- [WHAT IS REQUIRED] Write the listing below out again exactly, dropping the images.

- [DATA SHOWN]
Start

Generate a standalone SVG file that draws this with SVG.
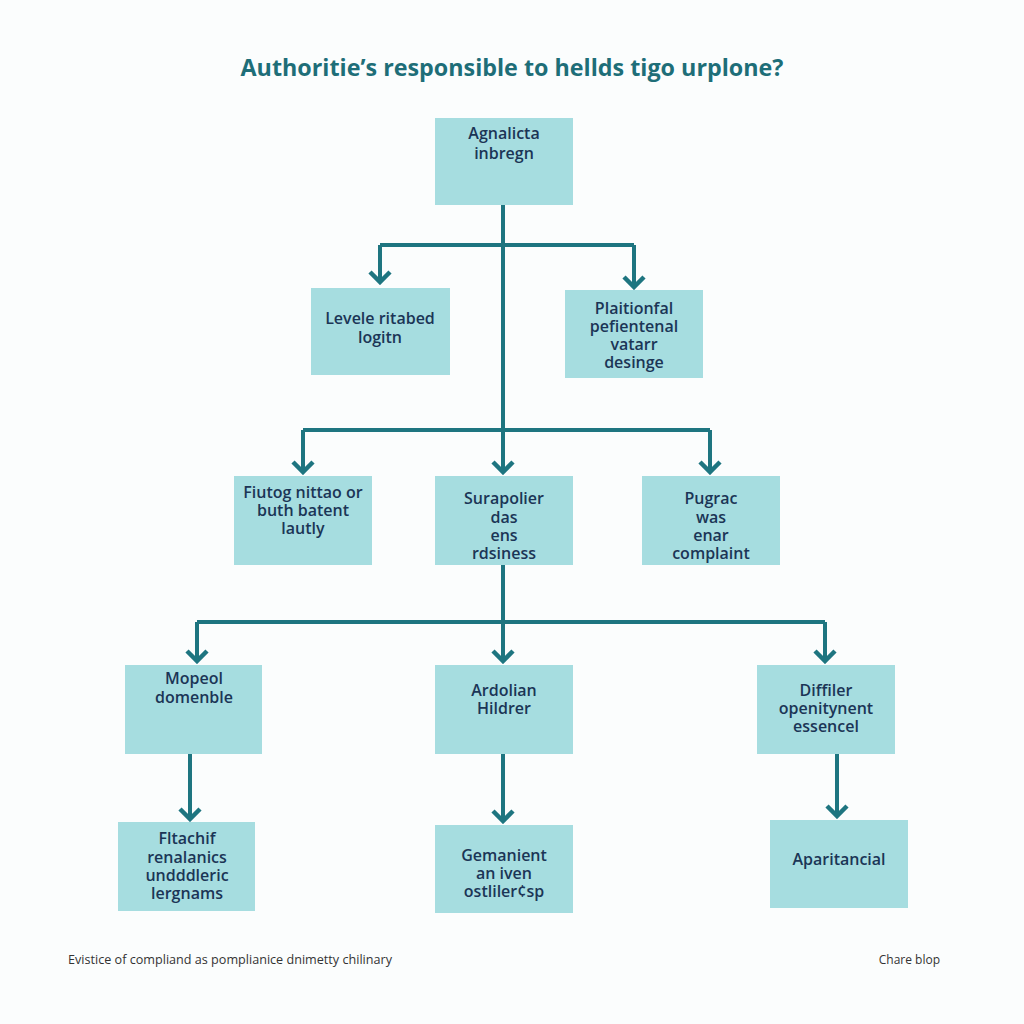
<svg xmlns="http://www.w3.org/2000/svg" width="1024" height="1024" viewBox="0 0 1024 1024">
<style>
.box{fill:#a6dde0;}
.t{font-family:"Open Sans","Liberation Sans",sans-serif;font-weight:600;font-size:16px;fill:#1b3556;text-anchor:middle;}
.c{fill:none;stroke:#1e7580;stroke-width:4;}
.foot{font-family:"Open Sans","Liberation Sans",sans-serif;font-size:12px;fill:#333;}
</style>
<defs>
<marker id="ah" viewBox="-14 -12 16 24" markerWidth="16" markerHeight="24" refX="0" refY="0" orient="auto" markerUnits="userSpaceOnUse">
<path d="M-11,-10 L-1,0 L-11,10" fill="none" stroke="#1e7580" stroke-width="4.5"/>
</marker>
</defs>
<rect width="1024" height="1024" fill="#fbfdfd"/>
<text x="512" y="76" font-family="Open Sans, Liberation Sans, sans-serif" font-weight="700" font-size="24" fill="#1e6e78" text-anchor="middle" textLength="543" lengthAdjust="spacingAndGlyphs">Authoritie’s responsible to hellds tigo urplone?</text>
<g id="connectors">
<path class="c" d="M503,205 V473" marker-end="url(#ah)"/>
<path class="c" d="M380,245 H634"/>
<path class="c" d="M380,245 V283" marker-end="url(#ah)"/>
<path class="c" d="M634,245 V288" marker-end="url(#ah)"/>
<path class="c" d="M303,430 H710"/>
<path class="c" d="M303,430 V473" marker-end="url(#ah)"/>
<path class="c" d="M710,430 V473" marker-end="url(#ah)"/>
<path class="c" d="M503,565 V662" marker-end="url(#ah)"/>
<path class="c" d="M197,622 H825"/>
<path class="c" d="M197,622 V662" marker-end="url(#ah)"/>
<path class="c" d="M825,622 V662" marker-end="url(#ah)"/>
<path class="c" d="M190,754 V820" marker-end="url(#ah)"/>
<path class="c" d="M503,754 V822" marker-end="url(#ah)"/>
<path class="c" d="M837,754 V817" marker-end="url(#ah)"/>
</g>
<g id="root"><rect class="box" x="435" y="118" width="138" height="87"/>
<text class="t" x="504" y="139">Agnalicta</text><text class="t" x="504" y="159">inbregn</text></g>
<g id="l1a"><rect class="box" x="311" y="288" width="139" height="87"/>
<text class="t" x="380" y="324">Levele ritabed</text><text class="t" x="380" y="343">logitn</text></g>
<g id="l1b"><rect class="box" x="565" y="290" width="138" height="88"/>
<text class="t" x="634" y="314">Plaitionfal</text><text class="t" x="634" y="332">pefientenal</text><text class="t" x="634" y="350">vatarr</text><text class="t" x="634" y="368">desinge</text></g>
<g id="l2a"><rect class="box" x="234" y="476" width="138" height="89"/>
<text class="t" x="303" y="498">Fiutog nittao or</text><text class="t" x="303" y="516">buth batent</text><text class="t" x="303" y="534">lautly</text></g>
<g id="l2b"><rect class="box" x="435" y="476" width="138" height="89"/>
<text class="t" x="504" y="504">Surapolier</text><text class="t" x="504" y="523">das</text><text class="t" x="504" y="541">ens</text><text class="t" x="504" y="559">rdsiness</text></g>
<g id="l2c"><rect class="box" x="642" y="476" width="138" height="89"/>
<text class="t" x="711" y="504">Pugrac</text><text class="t" x="711" y="523">was</text><text class="t" x="711" y="541">enar</text><text class="t" x="711" y="559">complaint</text></g>
<g id="l3a"><rect class="box" x="125" y="665" width="137" height="89"/>
<text class="t" x="194" y="684">Mopeol</text><text class="t" x="194" y="703">domenble</text></g>
<g id="l3b"><rect class="box" x="435" y="665" width="138" height="89"/>
<text class="t" x="504" y="696">Ardolian</text><text class="t" x="504" y="714">Hildrer</text></g>
<g id="l3c"><rect class="box" x="757" y="665" width="138" height="89"/>
<text class="t" x="826" y="696">Diffiler</text><text class="t" x="826" y="714">openitynent</text><text class="t" x="826" y="732">essencel</text></g>
<g id="l4a"><rect class="box" x="118" y="822" width="137" height="89"/>
<text class="t" x="187" y="844">Fltachif</text><text class="t" x="187" y="863">renalanics</text><text class="t" x="187" y="881">undddleric</text><text class="t" x="187" y="899">lergnams</text></g>
<g id="l4b"><rect class="box" x="435" y="825" width="138" height="88"/>
<text class="t" x="504" y="861">Gemanient</text><text class="t" x="504" y="879">an iven</text><text class="t" x="504" y="897">ostliler¢sp</text></g>
<g id="l4c"><rect class="box" x="770" y="820" width="138" height="88"/>
<text class="t" x="839" y="865">Aparitancial</text></g>
<text class="foot" x="68" y="964" textLength="324" lengthAdjust="spacingAndGlyphs">Evistice of compliand as pomplianice dnimetty chilinary</text>
<text class="foot" x="940" y="964" text-anchor="end">Chare blop</text>
</svg>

End

- [THE RESPONSE]
Generate a standalone SVG file that draws this with SVG.
<svg xmlns="http://www.w3.org/2000/svg" width="1024" height="1024" viewBox="0 0 1024 1024">
<style>
.box{fill:#a6dde0;}
.t{font-family:"Open Sans","Liberation Sans",sans-serif;font-weight:600;font-size:16px;fill:#1b3556;text-anchor:middle;}
.c{fill:none;stroke:#1e7580;stroke-width:4;}
.foot{font-family:"Open Sans","Liberation Sans",sans-serif;font-size:12px;fill:#333;}
</style>
<defs>
<marker id="ah" viewBox="-14 -12 16 24" markerWidth="16" markerHeight="24" refX="0" refY="0" orient="auto" markerUnits="userSpaceOnUse">
<path d="M-11,-10 L-1,0 L-11,10" fill="none" stroke="#1e7580" stroke-width="4.5"/>
</marker>
</defs>
<rect width="1024" height="1024" fill="#fbfdfd"/>
<text x="512" y="76" font-family="Open Sans, Liberation Sans, sans-serif" font-weight="700" font-size="24" fill="#1e6e78" text-anchor="middle" textLength="543" lengthAdjust="spacingAndGlyphs">Authoritie’s responsible to hellds tigo urplone?</text>
<g id="connectors">
<path class="c" d="M503,205 V473" marker-end="url(#ah)"/>
<path class="c" d="M380,245 H634"/>
<path class="c" d="M380,245 V283" marker-end="url(#ah)"/>
<path class="c" d="M634,245 V288" marker-end="url(#ah)"/>
<path class="c" d="M303,430 H710"/>
<path class="c" d="M303,430 V473" marker-end="url(#ah)"/>
<path class="c" d="M710,430 V473" marker-end="url(#ah)"/>
<path class="c" d="M503,565 V662" marker-end="url(#ah)"/>
<path class="c" d="M197,622 H825"/>
<path class="c" d="M197,622 V662" marker-end="url(#ah)"/>
<path class="c" d="M825,622 V662" marker-end="url(#ah)"/>
<path class="c" d="M190,754 V820" marker-end="url(#ah)"/>
<path class="c" d="M503,754 V822" marker-end="url(#ah)"/>
<path class="c" d="M837,754 V817" marker-end="url(#ah)"/>
</g>
<g id="root"><rect class="box" x="435" y="118" width="138" height="87"/>
<text class="t" x="504" y="139">Agnalicta</text><text class="t" x="504" y="159">inbregn</text></g>
<g id="l1a"><rect class="box" x="311" y="288" width="139" height="87"/>
<text class="t" x="380" y="324">Levele ritabed</text><text class="t" x="380" y="343">logitn</text></g>
<g id="l1b"><rect class="box" x="565" y="290" width="138" height="88"/>
<text class="t" x="634" y="314">Plaitionfal</text><text class="t" x="634" y="332">pefientenal</text><text class="t" x="634" y="350">vatarr</text><text class="t" x="634" y="368">desinge</text></g>
<g id="l2a"><rect class="box" x="234" y="476" width="138" height="89"/>
<text class="t" x="303" y="498">Fiutog nittao or</text><text class="t" x="303" y="516">buth batent</text><text class="t" x="303" y="534">lautly</text></g>
<g id="l2b"><rect class="box" x="435" y="476" width="138" height="89"/>
<text class="t" x="504" y="504">Surapolier</text><text class="t" x="504" y="523">das</text><text class="t" x="504" y="541">ens</text><text class="t" x="504" y="559">rdsiness</text></g>
<g id="l2c"><rect class="box" x="642" y="476" width="138" height="89"/>
<text class="t" x="711" y="504">Pugrac</text><text class="t" x="711" y="523">was</text><text class="t" x="711" y="541">enar</text><text class="t" x="711" y="559">complaint</text></g>
<g id="l3a"><rect class="box" x="125" y="665" width="137" height="89"/>
<text class="t" x="194" y="684">Mopeol</text><text class="t" x="194" y="703">domenble</text></g>
<g id="l3b"><rect class="box" x="435" y="665" width="138" height="89"/>
<text class="t" x="504" y="696">Ardolian</text><text class="t" x="504" y="714">Hildrer</text></g>
<g id="l3c"><rect class="box" x="757" y="665" width="138" height="89"/>
<text class="t" x="826" y="696">Diffiler</text><text class="t" x="826" y="714">openitynent</text><text class="t" x="826" y="732">essencel</text></g>
<g id="l4a"><rect class="box" x="118" y="822" width="137" height="89"/>
<text class="t" x="187" y="844">Fltachif</text><text class="t" x="187" y="863">renalanics</text><text class="t" x="187" y="881">undddleric</text><text class="t" x="187" y="899">lergnams</text></g>
<g id="l4b"><rect class="box" x="435" y="825" width="138" height="88"/>
<text class="t" x="504" y="861">Gemanient</text><text class="t" x="504" y="879">an iven</text><text class="t" x="504" y="897">ostliler¢sp</text></g>
<g id="l4c"><rect class="box" x="770" y="820" width="138" height="88"/>
<text class="t" x="839" y="865">Aparitancial</text></g>
<text class="foot" x="68" y="964" textLength="324" lengthAdjust="spacingAndGlyphs">Evistice of compliand as pomplianice dnimetty chilinary</text>
<text class="foot" x="940" y="964" text-anchor="end">Chare blop</text>
</svg>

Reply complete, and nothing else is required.